Extract the whole listing as it stands. Do not include the pictures.
________________________________________
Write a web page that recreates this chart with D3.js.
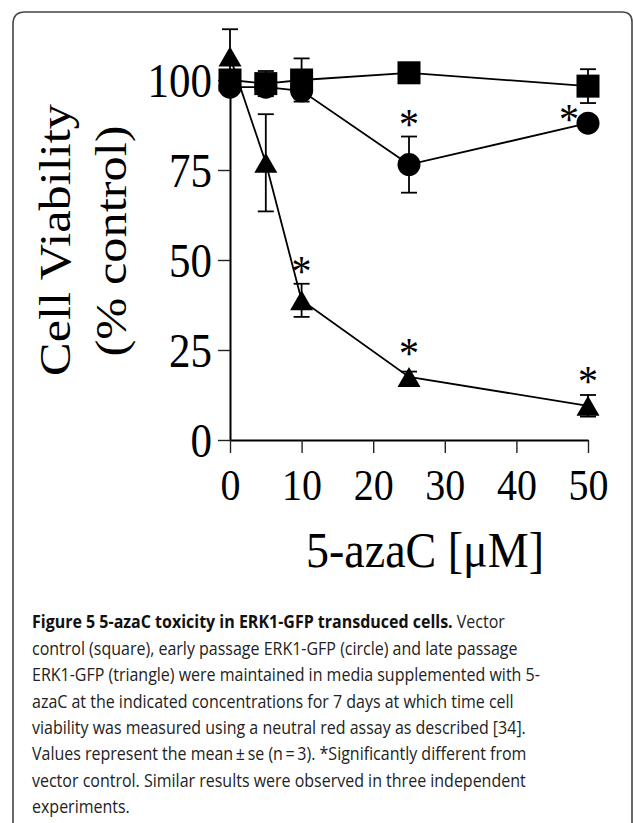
<!DOCTYPE html>
<html>
<head>
<meta charset="utf-8">
<script src="https://cdn.jsdelivr.net/npm/d3@7"></script>
<style>
  html, body { margin: 0; padding: 0; background: #fff; }
  svg { display: block; }
</style>
</head>
<body>
<svg id="chart" width="633" height="823"></svg>
<script>
// ---------- data ----------
const doses = [0, 5, 10, 25, 50];
const vectorMean = [100, 99, 100, 102, 98.3];
const vectorSE   = [0, 3.5, 6, 0, 4.7];
const earlyMean  = [98, 98, 97, 76.5, 88];
const earlySE    = [0, 0, 0, 7.8, 0];
const lateMean   = [106.5, 77, 38.8, 17.5, 9.5];
const lateSE     = [7.6, 13.5, 4.6, 1.5, 3];
const earlySig   = [false, false, false, true, true];
const lateSig    = [false, false, true, true, true];
const xTicks = [0, 10, 20, 30, 40, 50];
const yTicks = [0, 25, 50, 75, 100];
const xTitle = "5-azaC [\u03BCM]";
const yTitle1 = "Cell Viability";
const yTitle2 = "(% control)";
const captionLines = [
  [["Figure 5 5-azaC toxicity in ERK1-GFP transduced cells.", true], [" Vector", false]],
  [["control (square), early passage ERK1-GFP (circle) and late passage", false]],
  [["ERK1-GFP (triangle) were maintained in media supplemented with 5-", false]],
  [["azaC at the indicated concentrations for 7 days at which time cell", false]],
  [["viability was measured using a neutral red assay as described [34].", false]],
  [["Values represent the mean\u2009\u00B1\u2009se (n\u2009=\u20093). *Significantly different from", false]],
  [["vector control. Similar results were observed in three independent", false]],
  [["experiments.", false]]
];

// ---------- layout ----------
const svg = d3.select("#chart");
const serif = "'Liberation Serif', 'Times New Roman', serif";
const sy = 1.12; // vertical stretch of the original figure

// frame
svg.append("path")
  .attr("d", "M13,860 L13,24 Q13,12 25,12 L622,12 Q632,12 632,22 L632,860")
  .attr("fill", "none").attr("stroke", "#444").attr("stroke-width", 1.6);

const x = d3.scaleLinear().domain([0, 50]).range([230, 588]);
const y = d3.scaleLinear().domain([0, 100]).range([440, 80]);

// axes
const gy = svg.append("g").attr("transform", `translate(${x(0)},0)`)
  .call(d3.axisLeft(y).tickValues(yTicks).tickSize(12).tickSizeOuter(0).tickPadding(6));
gy.select(".domain").attr("stroke", "#000").attr("stroke-width", 2);
gy.selectAll(".tick line").attr("stroke", "#222").attr("stroke-width", 1.4);
gy.selectAll(".tick text")
  .attr("dy", null).attr("x", -18).attr("y", 16.3 / sy)
  .attr("transform", `scale(1,${sy})`)
  .attr("font-family", serif).attr("font-size", 43).attr("fill", "#000")
  .attr("text-anchor", "end");

const gx = svg.append("g").attr("transform", `translate(0,${y(0)})`)
  .call(d3.axisBottom(x).tickValues(xTicks).tickSize(13).tickSizeOuter(0));
gx.select(".domain").attr("stroke", "#000").attr("stroke-width", 2);
gx.selectAll(".tick line").attr("stroke", "#222").attr("stroke-width", 1.4);
gx.selectAll(".tick text")
  .attr("dy", null).attr("y", 60 / 1.11)
  .attr("transform", "scale(1,1.11)")
  .attr("font-family", serif).attr("font-size", 40).attr("fill", "#000");

// axis titles
svg.append("text")
  .attr("transform", `translate(${(230 + 588) / 2 + 16},567) scale(1,1.08)`)
  .attr("text-anchor", "middle").attr("font-family", serif).attr("font-size", 46)
  .attr("fill", "#000").text(xTitle);

svg.append("text")
  .attr("transform", `translate(70,240) rotate(-90) scale(${sy},1)`)
  .attr("text-anchor", "middle").attr("font-family", serif).attr("font-size", 45)
  .attr("fill", "#000").text(yTitle1);
svg.append("text")
  .attr("transform", `translate(126,241) rotate(-90) scale(${sy},1)`)
  .attr("text-anchor", "middle").attr("font-family", serif).attr("font-size", 45)
  .attr("fill", "#000").text(yTitle2);

// series
const series = [
  { mean: vectorMean, se: vectorSE, shape: "square", sig: null },
  { mean: earlyMean,  se: earlySE,  shape: "circle", sig: earlySig },
  { mean: lateMean,   se: lateSE,   shape: "triangle", sig: lateSig }
];

const line = d3.line().x(d => x(d[0])).y(d => y(d[1]));
const plot = svg.append("g");

series.forEach(s => {
  const pts = doses.map((d, i) => [d, s.mean[i]]);
  plot.append("path").attr("d", line(pts))
    .attr("fill", "none").attr("stroke", "#000").attr("stroke-width", 1.8);
});

const cap = 8;
series.forEach(s => {
  doses.forEach((d, i) => {
    const e = s.se[i];
    if (!e) return;
    const cx = x(d), y1 = y(s.mean[i] + e), y0 = y(s.mean[i] - e);
    const g = plot.append("g").attr("stroke", "#000").attr("stroke-width", 1.8);
    g.append("line").attr("x1", cx).attr("x2", cx).attr("y1", y1).attr("y2", y0);
    g.append("line").attr("x1", cx - cap).attr("x2", cx + cap).attr("y1", y1).attr("y2", y1);
    g.append("line").attr("x1", cx - cap).attr("x2", cx + cap).attr("y1", y0).attr("y2", y0);
  });
});

function marker(shape, cx, cy) {
  if (shape === "square") {
    plot.append("rect").attr("x", cx - 11.5).attr("y", cy - 11.5)
      .attr("width", 23).attr("height", 23).attr("fill", "#000");
  } else if (shape === "circle") {
    plot.append("circle").attr("cx", cx).attr("cy", cy).attr("r", 11.5).attr("fill", "#000");
  } else {
    plot.append("path")
      .attr("d", `M${cx},${cy - 10} L${cx + 11.5},${cy + 10} L${cx - 11.5},${cy + 10} Z`)
      .attr("fill", "#000");
  }
}
// draw circles first, then triangles, then squares on top
[series[1], series[2], series[0]].forEach(s => {
  doses.forEach((d, i) => marker(s.shape, x(d), y(s.mean[i])));
});

// significance asterisks
const astFs = 40;
series.forEach(s => {
  if (!s.sig) return;
  doses.forEach((d, i) => {
    if (!s.sig[i]) return;
    const cy = y(s.mean[i]);
    const topErr = s.se[i] ? y(s.mean[i] + s.se[i]) : cy - 11.5;
    let ax = x(d), ay = Math.min(topErr, cy - 11.5) - 19;
    if (s.shape === "circle" && i === doses.length - 1) { ax = x(d) - 19; ay = cy - 10; }
    svg.append("text")
      .attr("transform", `translate(${ax},${ay + 0.47 * astFs * sy}) scale(1,${sy})`)
      .attr("text-anchor", "middle").attr("font-family", serif).attr("font-size", astFs)
      .attr("fill", "#000").text("*");
  });
});

// caption
const capSans = "'Open Sans', 'Noto Sans', sans-serif";
captionLines.forEach((parts, li) => {
  const t = svg.append("text")
    .attr("transform", `translate(32,${628.3 + li * 26.4}) scale(1,1.08)`)
    .attr("font-family", capSans).attr("font-size", 16).attr("fill", "#222");
  parts.forEach(([txt, bold]) => {
    t.append("tspan").attr("font-weight", bold ? 700 : 400)
      .attr("fill", bold ? "#111" : "#222").text(txt);
  });
});
</script>
</body>
</html>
________________________________________
* _Answer to this exercise_:
Write a web page that recreates this chart with D3.js.
<!DOCTYPE html>
<html>
<head>
<meta charset="utf-8">
<script src="https://cdn.jsdelivr.net/npm/d3@7"></script>
<style>
  html, body { margin: 0; padding: 0; background: #fff; }
  svg { display: block; }
</style>
</head>
<body>
<svg id="chart" width="633" height="823"></svg>
<script>
// ---------- data ----------
const doses = [0, 5, 10, 25, 50];
const vectorMean = [100, 99, 100, 102, 98.3];
const vectorSE   = [0, 3.5, 6, 0, 4.7];
const earlyMean  = [98, 98, 97, 76.5, 88];
const earlySE    = [0, 0, 0, 7.8, 0];
const lateMean   = [106.5, 77, 38.8, 17.5, 9.5];
const lateSE     = [7.6, 13.5, 4.6, 1.5, 3];
const earlySig   = [false, false, false, true, true];
const lateSig    = [false, false, true, true, true];
const xTicks = [0, 10, 20, 30, 40, 50];
const yTicks = [0, 25, 50, 75, 100];
const xTitle = "5-azaC [\u03BCM]";
const yTitle1 = "Cell Viability";
const yTitle2 = "(% control)";
const captionLines = [
  [["Figure 5 5-azaC toxicity in ERK1-GFP transduced cells.", true], [" Vector", false]],
  [["control (square), early passage ERK1-GFP (circle) and late passage", false]],
  [["ERK1-GFP (triangle) were maintained in media supplemented with 5-", false]],
  [["azaC at the indicated concentrations for 7 days at which time cell", false]],
  [["viability was measured using a neutral red assay as described [34].", false]],
  [["Values represent the mean\u2009\u00B1\u2009se (n\u2009=\u20093). *Significantly different from", false]],
  [["vector control. Similar results were observed in three independent", false]],
  [["experiments.", false]]
];

// ---------- layout ----------
const svg = d3.select("#chart");
const serif = "'Liberation Serif', 'Times New Roman', serif";
const sy = 1.12; // vertical stretch of the original figure

// frame
svg.append("path")
  .attr("d", "M13,860 L13,24 Q13,12 25,12 L622,12 Q632,12 632,22 L632,860")
  .attr("fill", "none").attr("stroke", "#444").attr("stroke-width", 1.6);

const x = d3.scaleLinear().domain([0, 50]).range([230, 588]);
const y = d3.scaleLinear().domain([0, 100]).range([440, 80]);

// axes
const gy = svg.append("g").attr("transform", `translate(${x(0)},0)`)
  .call(d3.axisLeft(y).tickValues(yTicks).tickSize(12).tickSizeOuter(0).tickPadding(6));
gy.select(".domain").attr("stroke", "#000").attr("stroke-width", 2);
gy.selectAll(".tick line").attr("stroke", "#222").attr("stroke-width", 1.4);
gy.selectAll(".tick text")
  .attr("dy", null).attr("x", -18).attr("y", 16.3 / sy)
  .attr("transform", `scale(1,${sy})`)
  .attr("font-family", serif).attr("font-size", 43).attr("fill", "#000")
  .attr("text-anchor", "end");

const gx = svg.append("g").attr("transform", `translate(0,${y(0)})`)
  .call(d3.axisBottom(x).tickValues(xTicks).tickSize(13).tickSizeOuter(0));
gx.select(".domain").attr("stroke", "#000").attr("stroke-width", 2);
gx.selectAll(".tick line").attr("stroke", "#222").attr("stroke-width", 1.4);
gx.selectAll(".tick text")
  .attr("dy", null).attr("y", 60 / 1.11)
  .attr("transform", "scale(1,1.11)")
  .attr("font-family", serif).attr("font-size", 40).attr("fill", "#000");

// axis titles
svg.append("text")
  .attr("transform", `translate(${(230 + 588) / 2 + 16},567) scale(1,1.08)`)
  .attr("text-anchor", "middle").attr("font-family", serif).attr("font-size", 46)
  .attr("fill", "#000").text(xTitle);

svg.append("text")
  .attr("transform", `translate(70,240) rotate(-90) scale(${sy},1)`)
  .attr("text-anchor", "middle").attr("font-family", serif).attr("font-size", 45)
  .attr("fill", "#000").text(yTitle1);
svg.append("text")
  .attr("transform", `translate(126,241) rotate(-90) scale(${sy},1)`)
  .attr("text-anchor", "middle").attr("font-family", serif).attr("font-size", 45)
  .attr("fill", "#000").text(yTitle2);

// series
const series = [
  { mean: vectorMean, se: vectorSE, shape: "square", sig: null },
  { mean: earlyMean,  se: earlySE,  shape: "circle", sig: earlySig },
  { mean: lateMean,   se: lateSE,   shape: "triangle", sig: lateSig }
];

const line = d3.line().x(d => x(d[0])).y(d => y(d[1]));
const plot = svg.append("g");

series.forEach(s => {
  const pts = doses.map((d, i) => [d, s.mean[i]]);
  plot.append("path").attr("d", line(pts))
    .attr("fill", "none").attr("stroke", "#000").attr("stroke-width", 1.8);
});

const cap = 8;
series.forEach(s => {
  doses.forEach((d, i) => {
    const e = s.se[i];
    if (!e) return;
    const cx = x(d), y1 = y(s.mean[i] + e), y0 = y(s.mean[i] - e);
    const g = plot.append("g").attr("stroke", "#000").attr("stroke-width", 1.8);
    g.append("line").attr("x1", cx).attr("x2", cx).attr("y1", y1).attr("y2", y0);
    g.append("line").attr("x1", cx - cap).attr("x2", cx + cap).attr("y1", y1).attr("y2", y1);
    g.append("line").attr("x1", cx - cap).attr("x2", cx + cap).attr("y1", y0).attr("y2", y0);
  });
});

function marker(shape, cx, cy) {
  if (shape === "square") {
    plot.append("rect").attr("x", cx - 11.5).attr("y", cy - 11.5)
      .attr("width", 23).attr("height", 23).attr("fill", "#000");
  } else if (shape === "circle") {
    plot.append("circle").attr("cx", cx).attr("cy", cy).attr("r", 11.5).attr("fill", "#000");
  } else {
    plot.append("path")
      .attr("d", `M${cx},${cy - 10} L${cx + 11.5},${cy + 10} L${cx - 11.5},${cy + 10} Z`)
      .attr("fill", "#000");
  }
}
// draw circles first, then triangles, then squares on top
[series[1], series[2], series[0]].forEach(s => {
  doses.forEach((d, i) => marker(s.shape, x(d), y(s.mean[i])));
});

// significance asterisks
const astFs = 40;
series.forEach(s => {
  if (!s.sig) return;
  doses.forEach((d, i) => {
    if (!s.sig[i]) return;
    const cy = y(s.mean[i]);
    const topErr = s.se[i] ? y(s.mean[i] + s.se[i]) : cy - 11.5;
    let ax = x(d), ay = Math.min(topErr, cy - 11.5) - 19;
    if (s.shape === "circle" && i === doses.length - 1) { ax = x(d) - 19; ay = cy - 10; }
    svg.append("text")
      .attr("transform", `translate(${ax},${ay + 0.47 * astFs * sy}) scale(1,${sy})`)
      .attr("text-anchor", "middle").attr("font-family", serif).attr("font-size", astFs)
      .attr("fill", "#000").text("*");
  });
});

// caption
const capSans = "'Open Sans', 'Noto Sans', sans-serif";
captionLines.forEach((parts, li) => {
  const t = svg.append("text")
    .attr("transform", `translate(32,${628.3 + li * 26.4}) scale(1,1.08)`)
    .attr("font-family", capSans).attr("font-size", 16).attr("fill", "#222");
  parts.forEach(([txt, bold]) => {
    t.append("tspan").attr("font-weight", bold ? 700 : 400)
      .attr("fill", bold ? "#111" : "#222").text(txt);
  });
});
</script>
</body>
</html>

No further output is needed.